Gold overlaid punch dagger (katar)
The triangular blade has a watered-steel centre with bright steel edges and slightly reinforced point. There are raised gold flower motifs at both sides of the forte. The hilt of iron has gilt in trellis pattern throughout; it is of an H shape with two slender, straight arms attached to the double baluster-shaped grip. In between the double grip are two gilded vine shapes that connects the two grips at the thinnest points. Rubies arranged in the shapes of three-, four-, five- and seven-petal flowers are set in the arms and the grip of the hilt.
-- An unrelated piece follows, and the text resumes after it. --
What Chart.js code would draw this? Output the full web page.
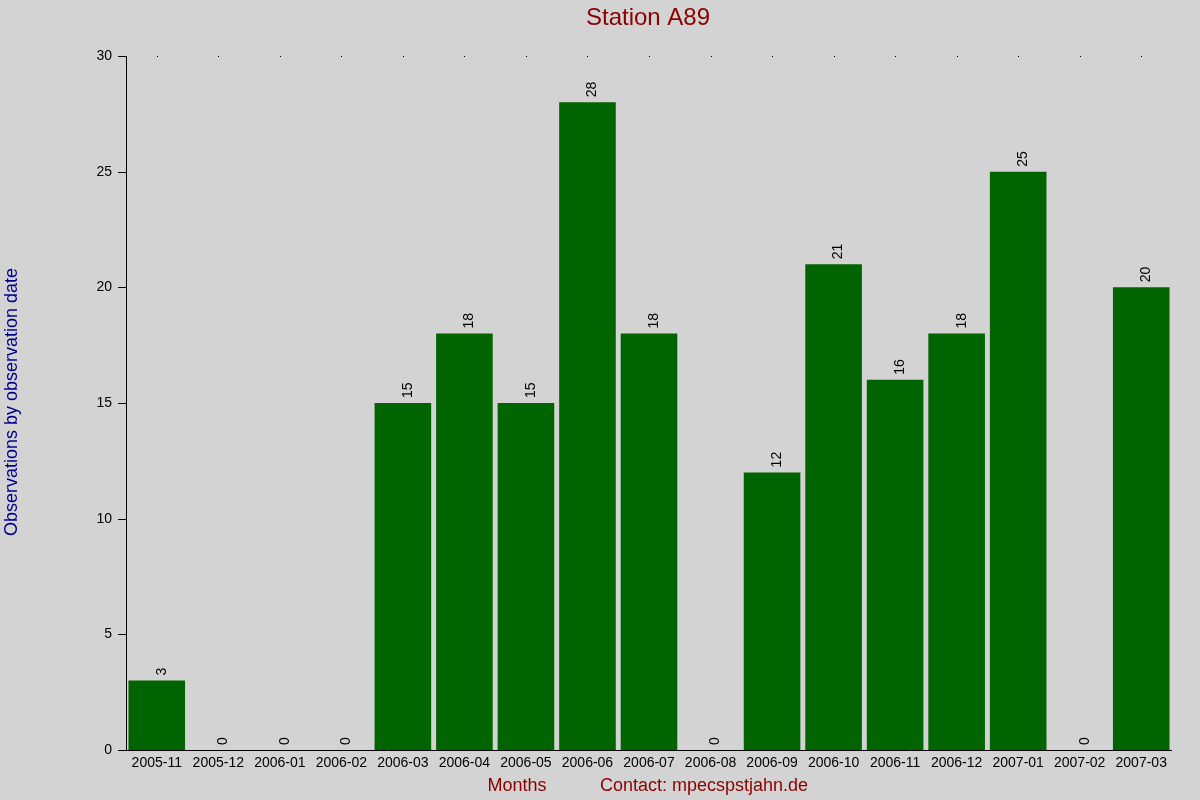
<!DOCTYPE html><html><head><meta charset="utf-8">
<script src="https://cdn.jsdelivr.net/npm/chart.js@4"></script>
<style>html,body{margin:0;background:#d3d3d3}#w{width:1200px;height:800px}</style></head><body><div id="w"><canvas id="c"></canvas></div>
<script>
const categories=["2005-11","2005-12","2006-01","2006-02","2006-03","2006-04","2006-05","2006-06","2006-07","2006-08","2006-09","2006-10","2006-11","2006-12","2007-01","2007-02","2007-03"];
const observations=[3,0,0,0,15,18,15,28,18,0,12,21,16,18,25,0,20];
const yTicks=[0,5,10,15,20,25,30];
const deco={id:'deco',afterDatasetsDraw(ch){
 const c=ch.ctx,x=ch.scales.x,y=ch.scales.y,a=ch.chartArea;
 c.save();c.strokeStyle='#000';c.lineWidth=1;c.fillStyle='#000';
 c.beginPath();c.moveTo(a.left+0.5,a.top);c.lineTo(a.left+0.5,a.bottom);c.moveTo(a.left,a.bottom+0.5);c.lineTo(a.right,a.bottom+0.5);c.stroke();
 c.font='14px "Liberation Sans",Arial';c.textAlign='right';c.textBaseline='middle';
 yTicks.forEach(v=>{const p=Math.round(y.getPixelForValue(v))+0.5;c.beginPath();c.moveTo(a.left-8,p);c.lineTo(a.left,p);c.stroke();c.fillText(v,a.left-14,p);});
 c.textAlign='center';c.textBaseline='top';
 categories.forEach((l,i)=>{const px=x.getPixelForValue(i);c.fillText(l,px,a.bottom+6);c.fillRect(Math.round(px),a.top,1,1);});
 observations.forEach((v,i)=>{const px=x.getPixelForValue(i),py=y.getPixelForValue(v);c.save();c.translate(px+5,py-5);c.rotate(-Math.PI/2);c.textAlign='left';c.textBaseline='middle';c.fillText(v,0,0);c.restore();});
 c.fillStyle='#8b0000';c.font='24px "Liberation Sans",Arial';c.textBaseline='middle';c.fillText('Station A89',648,18);
 c.font='18px "Liberation Sans",Arial';c.fillText('Months',517,786);c.fillText('Contact: mpecspstjahn.de',704,786);
 c.fillStyle='#00008b';c.translate(12,402);c.rotate(-Math.PI/2);c.fillText('Observations by observation date',0,0);
 c.restore();}};
new Chart(document.getElementById('c'),{type:'bar',data:{labels:categories,datasets:[{data:observations,backgroundColor:'#006400',barPercentage:0.92,categoryPercentage:1}]},
options:{responsive:true,maintainAspectRatio:false,animation:false,layout:{padding:{left:126,right:28,top:56,bottom:50}},
plugins:{legend:{display:false},tooltip:{enabled:false}},
scales:{x:{display:false},y:{display:false,min:0,max:30}}},plugins:[deco]});
</script></body></html>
This type of punch dagger originated in the sixteenth century in the Indian region and remained a popular style of accessory for armed men in India for several centuries. They were depicted in manuscript paintings between the sixteenth and nineteenth century. This particular dagger was most likely produced in the eighteenth century as the raised flower motif at the forte and the fine decorations at the hilt can be best compared to katars from the eighteenth century (e.g. Cats. 192 and 193, The Furusiyya Art Foundation).
Comparative Material & Reference:
Folsach, Kjeld von, Joachim Meyer, and Peter Wandel. Fighting, Hunting, Impressing – Arms and Armour from the Islamic World 1500-1850. Copenhagen: Strandberg Publishing, 2021. Cats.41, 100, 101, 127 and 128.
The Arts of the Muslim Knight: The Furusiyya Art Foundation Collection. Milano: New York: Skira, 2008. Cats.192 and 193.